The exchange surely must be the world’s smallest and most informal. It has no trading floor, no permanent home and no assessment for a seat. The five members of the exchange meet every morning over coffee to examine the status of Kenya’s health. For about twenty minutes they scribble notes, bicker and barter, accomplishing their ritual with the good-natured kidding of old friends. International events have little influence on the market; it is local conditions that matter.
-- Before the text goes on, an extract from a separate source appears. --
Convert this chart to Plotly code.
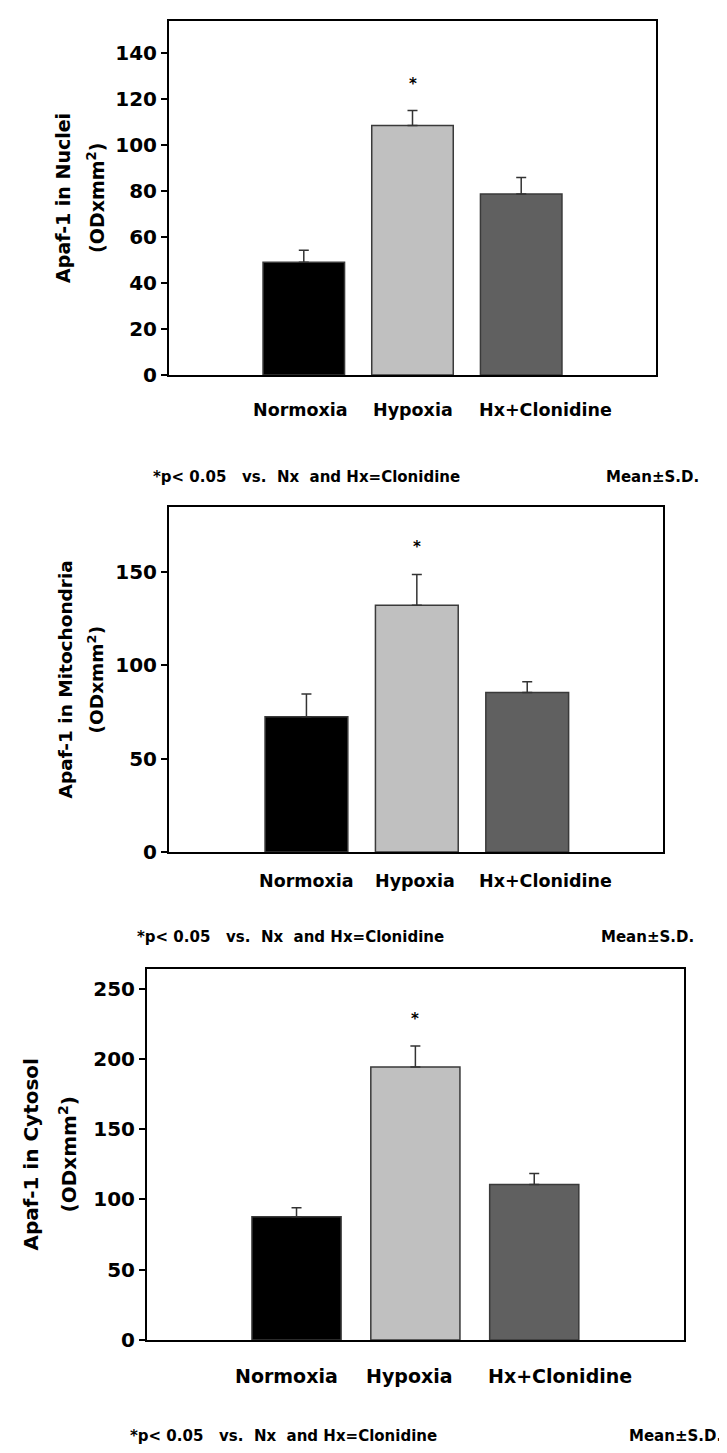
import plotly.graph_objects as go

categories = ["Normoxia", "Hypoxia", "Hx+Clonidine"]
bar_colors = ["#000000", "#c0c0c0", "#606060"]

nuclei_mean = [49, 108.5, 78.7]
nuclei_sd = [5.2, 6.5, 7.2]

mito_mean = [72.5, 132.3, 85.5]
mito_sd = [12.2, 16.5, 5.8]

cyto_mean = [87.6, 194.2, 110.6]
cyto_sd = [6.5, 15, 7.8]

panels = [
    dict(mean=nuclei_mean, sd=nuclei_sd, ymax=154, ticks=[0, 20, 40, 60, 80, 100, 120, 140],
         title1="Apaf-1 in Nuclei", title2="(ODxmm<sup>2</sup>)"),
    dict(mean=mito_mean, sd=mito_sd, ymax=185, ticks=[0, 50, 100, 150],
         title1="Apaf-1 in Mitochondria", title2="(ODxmm<sup>2</sup>)"),
    dict(mean=cyto_mean, sd=cyto_sd, ymax=264, ticks=[0, 50, 100, 150, 200, 250],
         title1="Apaf-1 in Cytosol", title2="(ODxmm<sup>2</sup>)"),
]

footnote_text = "*p<\u00a00.05\u00a0\u00a0\u00a0vs.\u00a0\u00a0Nx\u00a0\u00a0and\u00a0Hx=Clonidine"
mean_text = "Mean\u00b1S.D."

W, H = 727, 1453
# pixel geometry: (left, right, top, bottom)
geom = [
    (161, 648, 13, 370),
    (161, 655, 503, 851),
    (139, 676, 969, 1343),
]
xranges = [(-1.24, 3.24), (-1.245, 3.23), (-1.258, 3.26)]
label_shift = [[-3, 0, 24], [0, -2, 18], [-10, -6, 26]]
label_drop = [-23, -17, -23]
label_size = [17.5, 17.5, 19]
tick_size = [20, 20, 20]
title_size = [19, 18.5, 20]
title_x = [(55, 88), (57, 88), (23, 60)]
star_shift = [16, 16, 16]
foot = [(143, 693, 473), (127, 688, 937), (120, 716, 1440)]

FONT = "DejaVu Sans, Verdana, sans-serif"

fig = go.Figure()
annotations = []
for i, p in enumerate(panels):
    n = "" if i == 0 else str(i + 1)
    l, r, t, b = geom[i]
    fig.add_trace(go.Bar(
        x=list(range(len(categories))), y=p["mean"],
        marker=dict(color=bar_colors, line=dict(color="#3a3a3a", width=1.5)),
        width=0.75,
        error_y=dict(type="data", array=p["sd"], arrayminus=[0] * 3, symmetric=False,
                     color="#333333", thickness=1.5, width=5),
        xaxis="x" + n, yaxis="y" + n, showlegend=False, hoverinfo="skip",
    ))
    fig.layout["xaxis" + n] = dict(
        domain=[l / W, r / W], range=list(xranges[i]), anchor="y" + n,
        showticklabels=False, ticks="", showgrid=False, zeroline=False,
        showline=True, linecolor="black", linewidth=2, mirror=True,
    )
    fig.layout["yaxis" + n] = dict(
        domain=[1 - b / H, 1 - t / H], range=[0, p["ymax"]], anchor="x" + n,
        tickvals=p["ticks"], ticks="outside", ticklen=6, tickwidth=1.5, tickcolor="black",
        tickfont=dict(family=FONT, size=tick_size[i], color="black", weight="bold"),
        showgrid=False, zeroline=False,
        showline=True, linecolor="black", linewidth=2, mirror=True,
    )
    for j, c in enumerate(categories):
        annotations.append(dict(
            x=j, y=0, xref="x" + n, yref="y" + n, text="<b>%s</b>" % c,
            showarrow=False, yanchor="top", xanchor="center",
            xshift=label_shift[i][j], yshift=label_drop[i],
            font=dict(family=FONT, size=label_size[i], color="black"),
        ))
    # significance star above Hypoxia
    annotations.append(dict(
        x=1, y=p["mean"][1] + p["sd"][1], xref="x" + n, yref="y" + n, text="<b>*</b>",
        showarrow=False, yanchor="bottom", yshift=star_shift[i],
        font=dict(family=FONT, size=15, color="black"),
    ))
    # y-axis titles (two lines)
    cy = 1 - (t + b) / 2 / H
    annotations.append(dict(
        x=title_x[i][0] / W, y=cy, xref="paper", yref="paper", text="<b>%s</b>" % p["title1"],
        showarrow=False, textangle=-90, xanchor="center", yanchor="middle",
        font=dict(family=FONT, size=title_size[i], color="black"),
    ))
    annotations.append(dict(
        x=title_x[i][1] / W, y=cy, xref="paper", yref="paper", text="<b>%s</b>" % p["title2"],
        showarrow=False, textangle=-90, xanchor="center", yanchor="middle",
        font=dict(family=FONT, size=title_size[i], color="black"),
    ))
    fx0, fx1, fy = foot[i]
    annotations.append(dict(
        x=fx0 / W, y=1 - fy / H, xref="paper", yref="paper", text="<b>%s</b>" % footnote_text,
        showarrow=False, xanchor="left", yanchor="middle",
        font=dict(family=FONT, size=15, color="black"),
    ))
    annotations.append(dict(
        x=fx1 / W, y=1 - fy / H, xref="paper", yref="paper", text="<b>%s</b>" % mean_text,
        showarrow=False, xanchor="right", yanchor="middle",
        font=dict(family=FONT, size=15, color="black"),
    ))

fig.update_layout(
    width=W, height=H, margin=dict(l=0, r=0, t=0, b=0),
    paper_bgcolor="white", plot_bgcolor="white",
    annotations=annotations, bargap=0.25,
)
fig.write_html("out.html")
Prices are established during the morning “call-over,” with the five members meeting in a different colleague’s office each day. Actual trading is done over the phone or through the mails by Nairobi’s five brokerage firms, which offer their clients seventy stocks valued from a few cents to a few dollars a share. (Blue-chip stocks in 1982 included City Brewery at 40 cents a share, Nation Printers and Publishers at 70 cents and Brooke Bond tea, $2.65.)
Thuo says “an educated witch doctor’s guess” would be that about 1 percent of Kenya’s 16 million people are stockholders. That is a significant figure, considering that Africans in the colonial era had virtually no money and usually reckoned their wealth by the size of their family or herd.
“Capitalism has been part of the African life since time immemorial,” Thuo says. “Measuring your wealth in cattle or the size of your family was a sort of capitalism. This is a new world we live in
now and what we’re dealing with is just another form of capitalism—money instead of cows.”
With powerful binoculars you could very nearly see the village of Meto—and another face of Africa—from Thuo’s fourteenth-floor office window. Meto, tucked in thorn-bush-covered plains south of Nairobi, is populated by several hundred Masai, tall nomadic tribesmen who wander with their cattle in an endless search for grass and water.
On the surface, Meto appears stationary in time. The people still live in clusters of one-room huts known as
bomas
that are made of mud, sticks and cattle dung. Small and comfortably cool even in the heat of summer, separate
bomas
are reserved for each of the owner’s wives, and inside there is one section for the humans, another for the calves and goats.